“Eccellente ed intensamente compianto” lo definisce Claudio Trezzani. “Barbadillo”, che si propone come laboratorio di idee nel mare del web, ricorda che Karl Evver (1964) è morto giovane e proprio nel giorno dell’anniversario della vittoria italiana nella Grande guerra, alla quale lui, che si diceva svizzero di origine, aveva dedicato un’opera d’arte: i suoi lavori, infatti, figurano nel catalogo di Saatchi. Ma Karl era anche fotografo, con scatti che vennero esposti all’Università Bocconi.
L’anima, dunque, ora si è separata dal suo corpo, “questo vecchio e sciocco amico – scriveva Karl – con cui/in cui abito da così tanto tempo”. "C’era qualcosa in lui - rileva Elena Pontiggia - che amava nascondersi, a cominciare da quel Karl Evver che era un nome d’arte. Dietro la fisionomia tedesca si celava un’origine italianissima, anzi emiliano-lombarda: era nato a Piacenza nel 1964, sua madre era bergamasca e suo padre di Voghera”.
Amedeo Volpe lo conobbe nel 2019 a Cortemaggiore: “Karl aveva organizzato un piccolo convegno, dedicato a mio nonno: l’editore Giovanni Volpe. Apprezzai immediatamente la sua ironia e il modo di vedere le cose in un modo prismatico. Da allora, ci siamo parlati, invitati, sempre convinti di essere immortali, aspettando una nuova occasione, che non è mai arrivata. Su FaceBook aveva una sua pagina estremamente raffinata, che seguivo e commentavo con grande piacere”.

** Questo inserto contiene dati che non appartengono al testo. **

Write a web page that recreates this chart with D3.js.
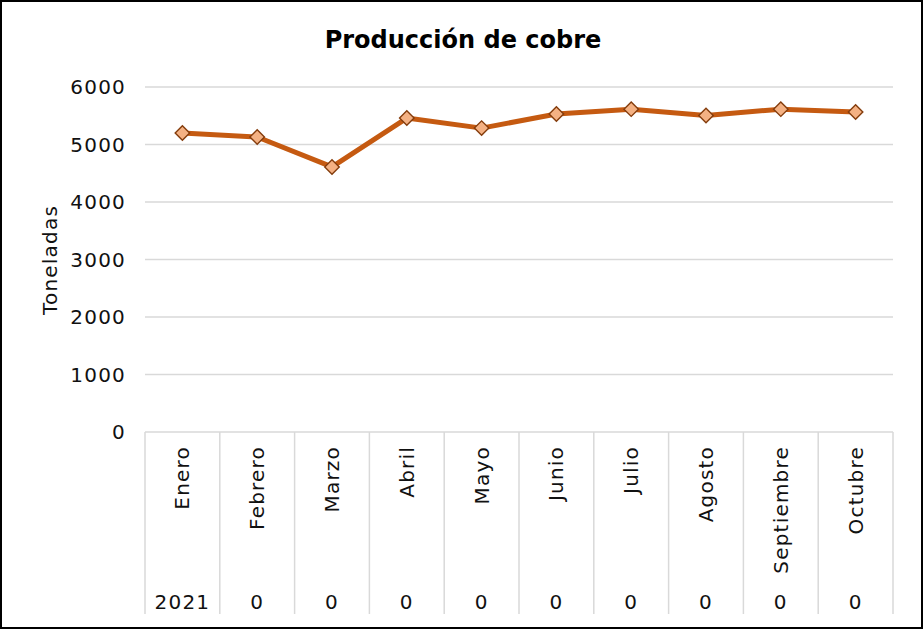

Spesso accusato di oscurità ed ermetismo, Evver aveva scelto per il suo Milite ignoto illustrato al popolo, a Palazzo Zanardi Landi di Guardamiglio, una via – osservava lui stesso - assolutamente solare, essoterica. “Come a rendere finalmente palmare ed evidente – aggiungeva - il concetto a lui carissimo e certamente centrale nelle sue figurazioni — ma quasi sempre malinteso o addirittura osteggiato dalla critica — che ciascuno è chiunque altro”. Il milite ignoto – si scrisse in quell’occasione -: una cento migliaia di vite, raccontate illustrate dipinte da un altro uomo, vivente qui e ora. Un grande artista dal sentire forte che ha saputo raccontare, spogliandolo di ogni colore politico e religioso, il mito di un giovane ragazzo che è nato cresciuto e morto, e il dolore di una madre che è poi il dolore di tutti noi.
Antonella Signaroldi, l’autrice di queste parole, gli è stata vicina fino alla fine: “Non solo artista, ma scrittore e poeta con diversi nomi, Karl è un uomo che nessuno conosce veramente, in tanti sanno piccoli frammenti delle sua vita, molte sono voci, pettegolezzi, cose per sentito dire. Egli non tornerà più a scrivere alla sua amata tastiera, non leggeremo più i suoi post. Parlavamo tanto a Piacenza in ospedale e una notte mi disse di trascrivere un suo pensiero. Il giorno dopo rileggendoglielo ad alta voce mi ha fatto capire che voleva scriverlo di suo pugno Così ha fatto impegnandosi molto e a fatica”.
A me Karl Evver scriveva: “Vorrei proporre a Solfanelli una mia biografia in tre volumi di Giuseppe Saragat, ma non l'ho scritta”. Di Gino Bramieri diceva: “Non penso fosse mai lui l’autore di quanto diceva con impeccabile ritmica. Attingeva all'immenso brodo adespota delle barzellette e dei motti di spirito, il padre dei quali è quasi sempre incertus”. In morte di Maurizio Caprara: “Caro Maurizio, dopo mesi di molto patire te ne sei andato, e non posso qui fare altro che augurarti buon viaggio. Sono stato senz'altro una piccola cosa nella tua vita, ma tu sei stato una cosa tutt'altro che piccola nella mia”. Lo stesso possiamo ben dire, ora, noi di lui.